Okay, so I got this idea in my head, right? I wanted to figure out the absolute perfect time to finally visit Japan. Not just good, but perfect. You know, cheap flights, amazing weather, maybe catch the cherry blossoms but somehow avoid the massive crowds. Basically, I wanted to predict the unpredictable.

My Grand Plan (Sort Of)
I started digging around. First thing, I hit all the usual spots – travel blogs, flight comparison sites, weather history pages. Spent hours, maybe days, just looking at charts and graphs. When do prices dip? When is rainfall lowest? When do the sakura really bloom in different cities? It felt like I was trying to crack some code.

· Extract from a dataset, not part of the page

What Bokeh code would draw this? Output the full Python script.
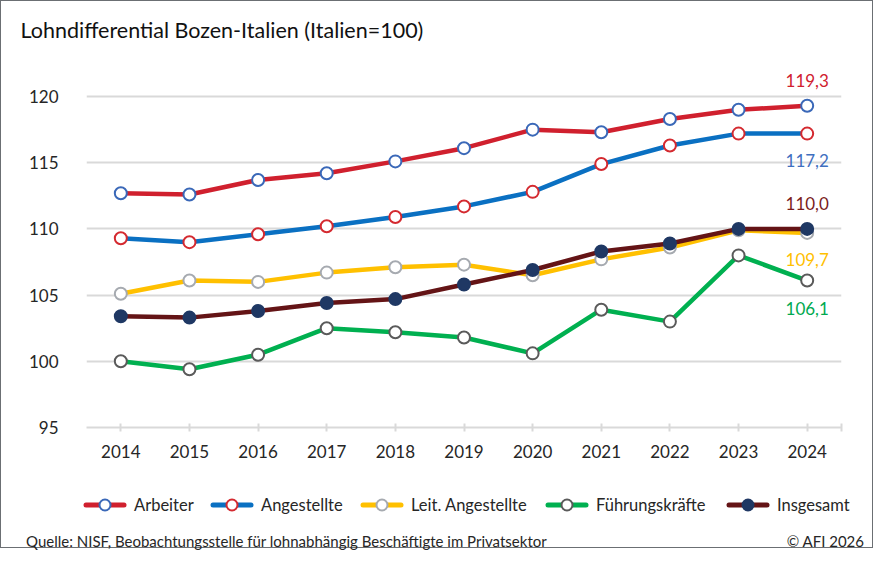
from bokeh.plotting import figure
from bokeh.layouts import column
from bokeh.models import FixedTicker, Label, Div
from bokeh.embed import file_html
from bokeh.resources import INLINE

years = [2014, 2015, 2016, 2017, 2018, 2019, 2020, 2021, 2022, 2023, 2024]
arbeiter = [112.7, 112.6, 113.7, 114.2, 115.1, 116.1, 117.5, 117.3, 118.3, 119.0, 119.3]
angestellte = [109.3, 109.0, 109.6, 110.2, 110.9, 111.7, 112.8, 114.9, 116.3, 117.2, 117.2]
leitende = [105.1, 106.1, 106.0, 106.7, 107.1, 107.3, 106.5, 107.7, 108.6, 109.9, 109.7]
fuehrung = [100.0, 99.4, 100.5, 102.5, 102.2, 101.8, 100.6, 103.9, 103.0, 108.0, 106.1]
insgesamt = [103.4, 103.3, 103.8, 104.4, 104.7, 105.8, 106.9, 108.3, 108.9, 110.0, 110.0]

y_ticks = [95, 100, 105, 110, 115, 120]
title_text = "Lohndifferential Bozen-Italien (Italien=100)"
source_text = "Quelle: NISF, Beobachtungsstelle für lohnabhängig Beschäftigte im Privatsektor"
copyright_text = "© AFI 2026"

FONT = "Lato"
TXT = "#262626"
GRID = "#d9d9d9"
W = 871

p = figure(width=W, height=466, output_backend="svg", toolbar_location=None,
           x_range=(2013.5, 2024.5), y_range=(95, 123.1),
           min_border_left=85, min_border_right=31, min_border_top=54, min_border_bottom=40,
           background_fill_color="white", border_fill_color="white")
p.outline_line_color = None

p.title.text = title_text
p.title.align = "left"
p.title.offset = -66
p.title.standoff = 26
p.title.text_font = FONT
p.title.text_font_size = "21.5px"
p.title.text_font_style = "normal"
p.title.text_color = "#111111"

# axes
p.xaxis.ticker = FixedTicker(ticks=years + [2024.5])
p.xaxis.major_label_overrides = {2024.5: ""}
p.xaxis.axis_line_color = GRID
p.xaxis.axis_line_width = 2
p.xaxis.major_tick_line_color = GRID
p.xaxis.major_tick_line_width = 2
p.xaxis.major_tick_in = 4
p.xaxis.major_tick_out = 4
p.xaxis.minor_tick_line_color = None
p.xaxis.major_label_standoff = 13
p.xaxis.major_label_text_font = FONT
p.xaxis.major_label_text_font_size = "17px"
p.xaxis.major_label_text_color = TXT

p.yaxis.ticker = FixedTicker(ticks=y_ticks)
p.yaxis.axis_line_color = None
p.yaxis.major_tick_line_color = None
p.yaxis.minor_tick_line_color = None
p.yaxis.major_label_standoff = 22
p.yaxis.major_label_text_font = FONT
p.yaxis.major_label_text_font_size = "17px"
p.yaxis.major_label_text_color = TXT

p.xgrid.grid_line_color = None
p.ygrid.grid_line_color = GRID
p.ygrid.grid_line_width = 2

# name, values, line colour, marker fill, marker outline, label colour, label offset
series = [
    ("Führungskräfte", fuehrung, "#00b050", "white", "#5a5a5a", "#00a94f", -28),
    ("Leit. Angestellte", leitende, "#ffc000", "white", "#a6aab0", "#ffc000", -27),
    ("Insgesamt", insgesamt, "#641416", "#1f3864", "#1f3864", "#7b1c1c", 25),
    ("Angestellte", angestellte, "#0a70c2", "white", "#d42a30", "#3f6fbf", -27),
    ("Arbeiter", arbeiter, "#d0202e", "white", "#3a68b8", "#d0202e", 25),
]
styles = {}
for name, vals, lc, fc, mc, labc, off in series:
    p.line(years, vals, line_color=lc, line_width=4.5)
    p.scatter(years, vals, size=12, fill_color=fc, line_color=mc, line_width=2)
    p.add_layout(Label(x=years[-1], y=vals[-1], y_offset=off,
                       text=f"{vals[-1]:.1f}".replace(".", ","),
                       text_align="center", text_baseline="middle",
                       text_font=FONT, text_font_size="17px", text_color=labc))
    styles[name] = (lc, fc, mc)

# legend + source line below the chart
order = ["Arbeiter", "Angestellte", "Leit. Angestellte", "Führungskräfte", "Insgesamt"]
legend_left = [82, 209, 359, 544, 725]
parts = []
for name, left in zip(order, legend_left):
    lc, fc, mc = styles[name]
    parts.append(
        f'<div style="position:absolute;left:{left}px;top:28px;height:20px;white-space:nowrap;">'
        f'<svg width="44" height="20" style="position:absolute;left:0;top:0">'
        f'<line x1="3" y1="10" x2="41" y2="10" stroke="{lc}" stroke-width="5" stroke-linecap="round"/>'
        f'<circle cx="22" cy="10" r="5.5" fill="{fc}" stroke="{mc}" stroke-width="2"/></svg>'
        f'<span style="position:absolute;left:51px;top:0;line-height:20px;">{name}</span></div>')
parts.append(f'<span style="position:absolute;left:25px;top:66px;line-height:16px;'
             f'font-size:15px;white-space:nowrap;">{source_text}</span>')
parts.append(f'<span style="position:absolute;right:8px;top:66px;line-height:16px;'
             f'font-size:15px;white-space:nowrap;">{copyright_text}</span>')
footer = Div(
    text=(f'<div style="position:relative;width:{W}px;height:80px;font-family:Lato;'
          f'font-size:16.5px;color:{TXT};">' + "".join(parts) + '</div>'),
    width=W, height=80, margin=0)

layout = column(p, footer, spacing=0, styles={"border": "1.5px solid #6b6f73"})
open("out.html", "w").write(file_html(layout, INLINE))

I even started making my own spreadsheet. Seriously. Columns for everything:
- Average flight cost by month
- Historical temperature
- Rainy days
- Major holidays (local ones too!)
- Estimated tourist levels (based on blog complaints, mostly)
I thought, yeah, I can nail this. I can find that magic two-week window where everything aligns. I was pretty proud of my little system, felt like I was gaming the system.
Where It Went Sideways
Then, life happened. While I was buried in spreadsheets trying to predict the future cost of a plane ticket, my boiler decided to pack it in. Just completely died. Suddenly, that money I was mentally earmarking for sushi and train passes? Yeah, that had a new, urgent destination: a brand new heating system. Fantastic.
It kind of knocked the wind out of my sails. All this effort trying to predict the perfect trip, and I couldn’t even predict my own household appliances giving up the ghost. Made the whole Japan prediction thing feel a bit silly, honestly.

I kept looking at the spreadsheet for a bit, but the enthusiasm was gone. The data started looking like just numbers again, not clues. Trying to predict crowd levels felt pointless when I couldn’t even predict if I’d have the cash to go.
So, What Now?
The spreadsheet is still saved somewhere on my hard drive. I haven’t opened it in months. The boiler is fixed, thankfully, but the whole Japan prediction project just fizzled out. I realized I was spending more time trying to optimize the potential trip than actually planning or saving for it.
Maybe the prediction wasn’t about finding the perfect time, but predicting that I’d get bogged down in the details and miss the point. In the end, I didn’t predict anything useful about Japan. I just learned I get easily distracted by spreadsheets and that boilers are expensive.
Will I still go to Japan? Yeah, someday. But I think I’ll spend less time trying to predict the perfect moment and more time just saving up and picking a date that feels right. Forget the crystal ball, sometimes you just gotta book the ticket.